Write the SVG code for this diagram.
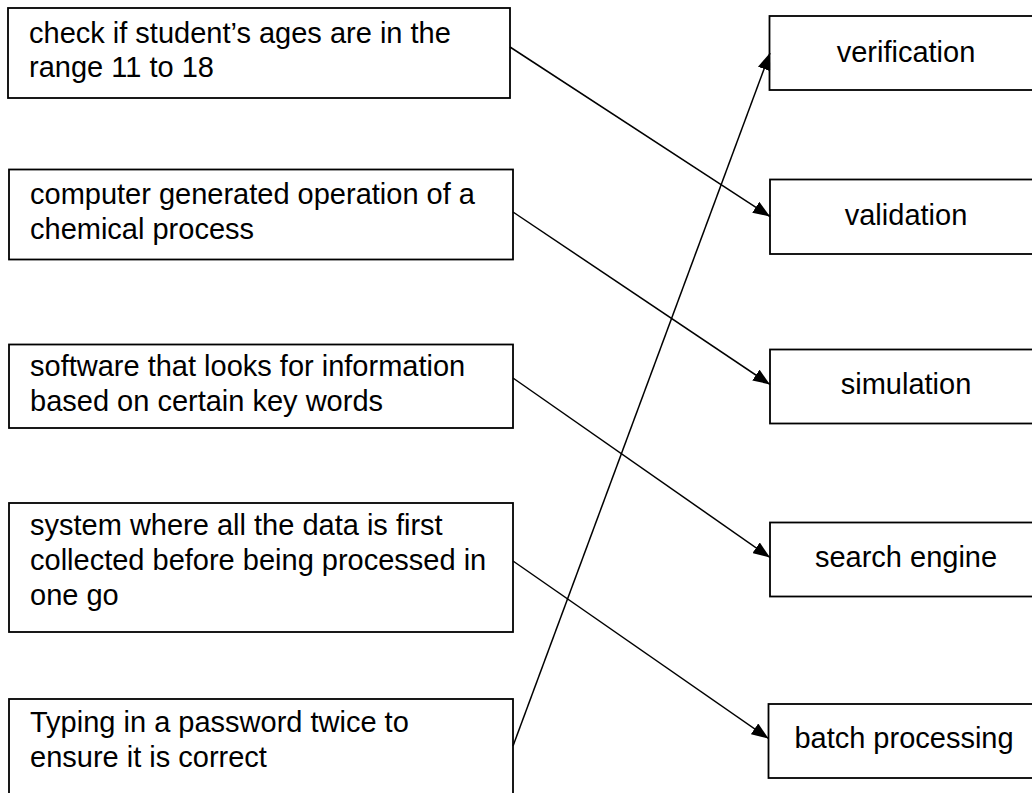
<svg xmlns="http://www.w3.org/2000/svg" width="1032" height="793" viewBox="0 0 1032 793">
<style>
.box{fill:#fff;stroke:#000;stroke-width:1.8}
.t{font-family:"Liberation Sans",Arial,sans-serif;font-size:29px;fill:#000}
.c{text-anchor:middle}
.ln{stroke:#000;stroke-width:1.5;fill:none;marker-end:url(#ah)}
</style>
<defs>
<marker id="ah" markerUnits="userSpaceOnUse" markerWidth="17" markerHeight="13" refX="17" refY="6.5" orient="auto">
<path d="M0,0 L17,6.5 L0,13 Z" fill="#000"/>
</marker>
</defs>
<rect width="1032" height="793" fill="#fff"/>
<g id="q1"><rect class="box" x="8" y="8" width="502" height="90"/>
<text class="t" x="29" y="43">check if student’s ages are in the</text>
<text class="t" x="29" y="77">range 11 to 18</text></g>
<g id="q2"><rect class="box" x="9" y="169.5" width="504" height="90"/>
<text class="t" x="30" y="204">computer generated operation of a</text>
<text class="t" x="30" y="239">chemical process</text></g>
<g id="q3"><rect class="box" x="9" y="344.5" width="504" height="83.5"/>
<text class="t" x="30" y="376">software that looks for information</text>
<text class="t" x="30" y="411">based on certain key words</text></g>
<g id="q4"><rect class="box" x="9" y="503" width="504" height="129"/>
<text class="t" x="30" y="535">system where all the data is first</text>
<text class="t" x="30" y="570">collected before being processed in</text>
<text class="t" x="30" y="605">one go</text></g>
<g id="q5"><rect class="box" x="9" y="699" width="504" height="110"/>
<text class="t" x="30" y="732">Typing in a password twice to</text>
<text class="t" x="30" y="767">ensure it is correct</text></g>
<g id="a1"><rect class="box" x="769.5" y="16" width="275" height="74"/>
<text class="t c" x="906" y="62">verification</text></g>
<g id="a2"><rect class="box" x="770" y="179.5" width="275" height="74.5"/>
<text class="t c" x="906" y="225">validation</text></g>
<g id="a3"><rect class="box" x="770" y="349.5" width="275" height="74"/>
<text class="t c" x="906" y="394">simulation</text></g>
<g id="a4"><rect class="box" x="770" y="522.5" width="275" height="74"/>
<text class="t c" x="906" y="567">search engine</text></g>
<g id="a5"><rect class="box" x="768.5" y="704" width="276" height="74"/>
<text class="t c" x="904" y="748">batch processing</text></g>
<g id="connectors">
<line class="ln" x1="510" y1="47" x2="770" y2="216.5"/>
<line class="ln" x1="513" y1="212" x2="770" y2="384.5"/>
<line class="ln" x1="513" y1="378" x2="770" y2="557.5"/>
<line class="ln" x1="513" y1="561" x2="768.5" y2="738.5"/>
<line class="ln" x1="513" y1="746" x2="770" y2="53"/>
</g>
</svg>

▸ **Directions**: Keep the pictures out of the copy and return the rest of the data above exactly.

▸ **The response**:
Write the SVG code for this diagram.
<svg xmlns="http://www.w3.org/2000/svg" width="1032" height="793" viewBox="0 0 1032 793">
<style>
.box{fill:#fff;stroke:#000;stroke-width:1.8}
.t{font-family:"Liberation Sans",Arial,sans-serif;font-size:29px;fill:#000}
.c{text-anchor:middle}
.ln{stroke:#000;stroke-width:1.5;fill:none;marker-end:url(#ah)}
</style>
<defs>
<marker id="ah" markerUnits="userSpaceOnUse" markerWidth="17" markerHeight="13" refX="17" refY="6.5" orient="auto">
<path d="M0,0 L17,6.5 L0,13 Z" fill="#000"/>
</marker>
</defs>
<rect width="1032" height="793" fill="#fff"/>
<g id="q1"><rect class="box" x="8" y="8" width="502" height="90"/>
<text class="t" x="29" y="43">check if student’s ages are in the</text>
<text class="t" x="29" y="77">range 11 to 18</text></g>
<g id="q2"><rect class="box" x="9" y="169.5" width="504" height="90"/>
<text class="t" x="30" y="204">computer generated operation of a</text>
<text class="t" x="30" y="239">chemical process</text></g>
<g id="q3"><rect class="box" x="9" y="344.5" width="504" height="83.5"/>
<text class="t" x="30" y="376">software that looks for information</text>
<text class="t" x="30" y="411">based on certain key words</text></g>
<g id="q4"><rect class="box" x="9" y="503" width="504" height="129"/>
<text class="t" x="30" y="535">system where all the data is first</text>
<text class="t" x="30" y="570">collected before being processed in</text>
<text class="t" x="30" y="605">one go</text></g>
<g id="q5"><rect class="box" x="9" y="699" width="504" height="110"/>
<text class="t" x="30" y="732">Typing in a password twice to</text>
<text class="t" x="30" y="767">ensure it is correct</text></g>
<g id="a1"><rect class="box" x="769.5" y="16" width="275" height="74"/>
<text class="t c" x="906" y="62">verification</text></g>
<g id="a2"><rect class="box" x="770" y="179.5" width="275" height="74.5"/>
<text class="t c" x="906" y="225">validation</text></g>
<g id="a3"><rect class="box" x="770" y="349.5" width="275" height="74"/>
<text class="t c" x="906" y="394">simulation</text></g>
<g id="a4"><rect class="box" x="770" y="522.5" width="275" height="74"/>
<text class="t c" x="906" y="567">search engine</text></g>
<g id="a5"><rect class="box" x="768.5" y="704" width="276" height="74"/>
<text class="t c" x="904" y="748">batch processing</text></g>
<g id="connectors">
<line class="ln" x1="510" y1="47" x2="770" y2="216.5"/>
<line class="ln" x1="513" y1="212" x2="770" y2="384.5"/>
<line class="ln" x1="513" y1="378" x2="770" y2="557.5"/>
<line class="ln" x1="513" y1="561" x2="768.5" y2="738.5"/>
<line class="ln" x1="513" y1="746" x2="770" y2="53"/>
</g>
</svg>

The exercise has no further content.